Adding to 6/3 we end up at 19/3 so in fact we are having an arithmetic sequence, so therefore we know our general term of an arithmetic sequence will hold. So the general term a sub of n is equal to a1 plus n minus 1 times d.

So what we actually have here is we know our first term, we know our last term and we know our difference. We don’t know the number of terms. So we can plug in everything and then just solve for n. a sub of n is the nth term. We don’t know what term number it is but we do know what the nth term is and that’s the last term in this sequence just to be 85/3.

This is going to equal to a1, a1 is just our first term, 7/3, plus we don’t know what n is we don’t know how many terms are and times d. A common mistake that I’ve seen in this problem in finding d is knowing that you are going from 7 to 13 and 13 to 19 just calling d6 but it’s actually 6 over 3.

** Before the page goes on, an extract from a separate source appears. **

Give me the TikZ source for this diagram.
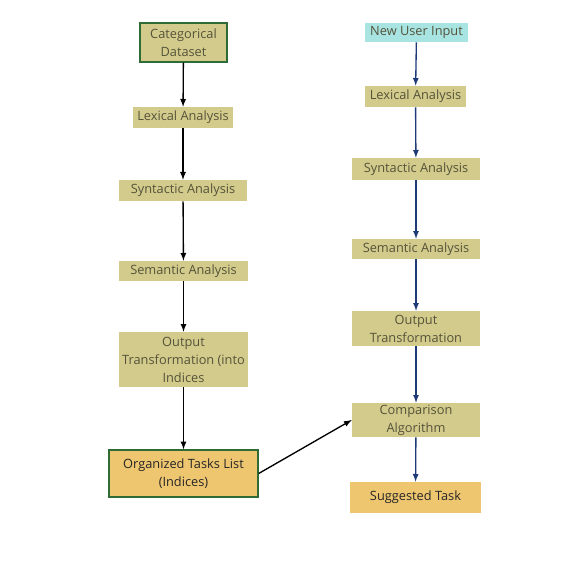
\documentclass[tikz,border=0pt]{standalone}
\usepackage{fontspec}
\setmainfont{Open Sans}
\usepackage{xcolor}
\usepackage{tikz}
\usetikzlibrary{positioning,arrows.meta}
\definecolor{khaki}{HTML}{D3CB8C}
\definecolor{gold}{HTML}{EEC670}
\definecolor{aqua}{HTML}{A8E4E2}
\definecolor{boxgreen}{HTML}{2F6B35}
\definecolor{txt}{HTML}{55533A}
\definecolor{navy}{HTML}{1E3A78}
\tikzset{
  stage/.style={
      fill=khaki,
      text=txt,
      align=center,
      inner sep=0pt,
      font=\fontsize{9.6}{13.5}\selectfont
    },
  framed/.style={
      stage,
      draw=boxgreen,
      line width=1pt
    },
  flow/.style={->, line width=1pt},
  blueflow/.style={->, line width=1pt, draw=navy}
}
\begin{document}
\begin{tikzpicture}[>=latex, x=0.75pt, y=-0.75pt]
\useasboundingbox (0,0) rectangle (573,573);
% left column
\node[framed, minimum width=87*0.75pt, minimum height=39*0.75pt]
  at (183.5,42.5) (cat) {Categorical\\Dataset};
\node[stage, minimum width=100*0.75pt, minimum height=21*0.75pt]
  at (183,117.5) (lex1) {Lexical Analysis};
\node[stage, minimum width=128*0.75pt, minimum height=21*0.75pt]
  at (183,190.5) (syn1) {Syntactic Analysis};
\node[stage, minimum width=129*0.75pt, minimum height=20*0.75pt]
  at (183.5,271) (sem1) {Semantic Analysis};
\node[stage, minimum width=129*0.75pt, minimum height=55*0.75pt]
  at (183.5,359.5) (out1) {Output\\Transformation (into\\Indices};
\node[framed, fill=gold, text=black!85, minimum width=149*0.75pt, minimum height=47*0.75pt]
  at (183.5,473.5) (org) {Organized Tasks List\\(Indices)};

% right column
\node[stage, fill=aqua, minimum width=103*0.75pt, minimum height=19*0.75pt]
  at (416.5,32.5) (inp) {New User Input};
\node[stage, minimum width=101*0.75pt, minimum height=21*0.75pt]
  at (415.5,96.5) (lex2) {Lexical Analysis};
\node[stage, minimum width=128*0.75pt, minimum height=22*0.75pt]
  at (416,169) (syn2) {Syntactic Analysis};
\node[stage, minimum width=128*0.75pt, minimum height=20*0.75pt]
  at (416,249) (sem2) {Semantic Analysis};
\node[stage, minimum width=128*0.75pt, minimum height=35*0.75pt]
  at (416,328.5) (out2) {Output\\Transformation};
\node[stage, minimum width=128*0.75pt, minimum height=34*0.75pt]
  at (416,420) (cmp) {Comparison\\Algorithm};
\node[stage, fill=gold, text=black!85, minimum width=131*0.75pt, minimum height=31*0.75pt]
  at (415.5,497.5) (sug) {Suggested Task};

%the arrows
\draw[flow] (cat) -- (lex1);
\draw[flow] (lex1) -- (syn1);
\draw[flow] (syn1) -- (sem1);
\draw[flow] (sem1) -- (out1);
\draw[flow] (out1) -- (org);
\draw[flow] (org.east) -- (cmp.west);
\draw[blueflow] (inp) -- (lex2);
\draw[blueflow] (lex2) -- (syn2);
\draw[blueflow] (syn2) -- (sem2);
\draw[blueflow] (sem2) -- (out2);
\draw[blueflow] (out2) -- (cmp);
\draw[blueflow] (cmp) -- (sug);
\end{tikzpicture}
\end{document}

So our difference is really 2 not that 6 that’s just the numerator so this is just going to be times 2. Now we just have a linear equation which we have to solve. A number of different ways to solving this out we could multiply by 3 to get rid of the denominators we could distribute the 2, what I’m actually going to do is just subtract this 7/3 over to the other side, so 85 minus 7 is 78 over 3, this is just going to be equal to n minus 1 times 2. 78/3,I know that 78 is divisible by 3 because 7 plus 8 is 15 whenever your numbers add up to a multiple of 3 you have it's divisible by 3 but I don’t know what exactly it is, plug in the calculator turns out to be 26.

So this is then 26 is equal to n minus 1 times 2, dividing by 2 we get 13 is equal to n minus 1, add one to finish it up and we have found out that we have 14 terms in this sequence. Basically by using the fact that we have an arithmetic sequence here and plugging in information into our general term, we are able to solve it out to figure out how many terms we had in the sequence.